Some of the applications can log straight to the database, apache being one. Some would have to be funneled from the syslog aggregation system to the database.
So on the applications that can go directly to the database should I, or should I just keep the standard, and let the aggregate do the work of putting into the database.
asked 07 Dec '10, 17:37
hmmmm many ways to do it really. In the end, you want it in the database, but what are you going to do with the data after that? Is it just so you can look at the complete history of your servers, clients and network overall?
I guess if it were me doing it, I'd have everything go to a centralized logs server running a *software RAID 0+1 setup by using mdadm and 4 x 1TB drives (or larger drives) and then have the database exist on there, importing all data to it, then you could have one location to which all data goes and is read from. I'd also keep all resources to a minimum by not running anything that is absolutely NOT needed on that one-purpose-system.

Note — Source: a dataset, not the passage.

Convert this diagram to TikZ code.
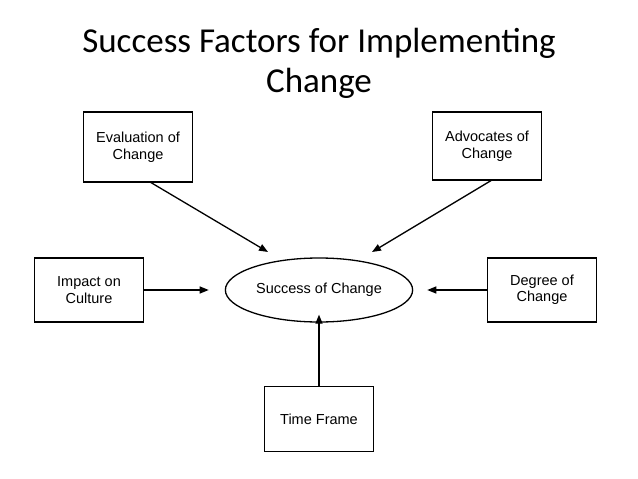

One caveat is that Linux has issues with drives that are larger than 512-sectors. The 1024 are newer, and support will come, but it's not there yet. I believe larger drives are broken down into multiple 512-sectors to counter this, but it's a hack workaround at best.
(I say to use RAID 0+1 so you get both speed and redundancy. RAID 3 would offer speed, but no redundancy. RAID 5 and 6, (1 and 2 parity drives, respectively) have inherent read/write errors vs RAID 0+1. I say software vs hardware RAID because if the mobo dies and you have a hardware RAID, it's problematic. Software RAIDs are much more portable than their hardware counterparts are.)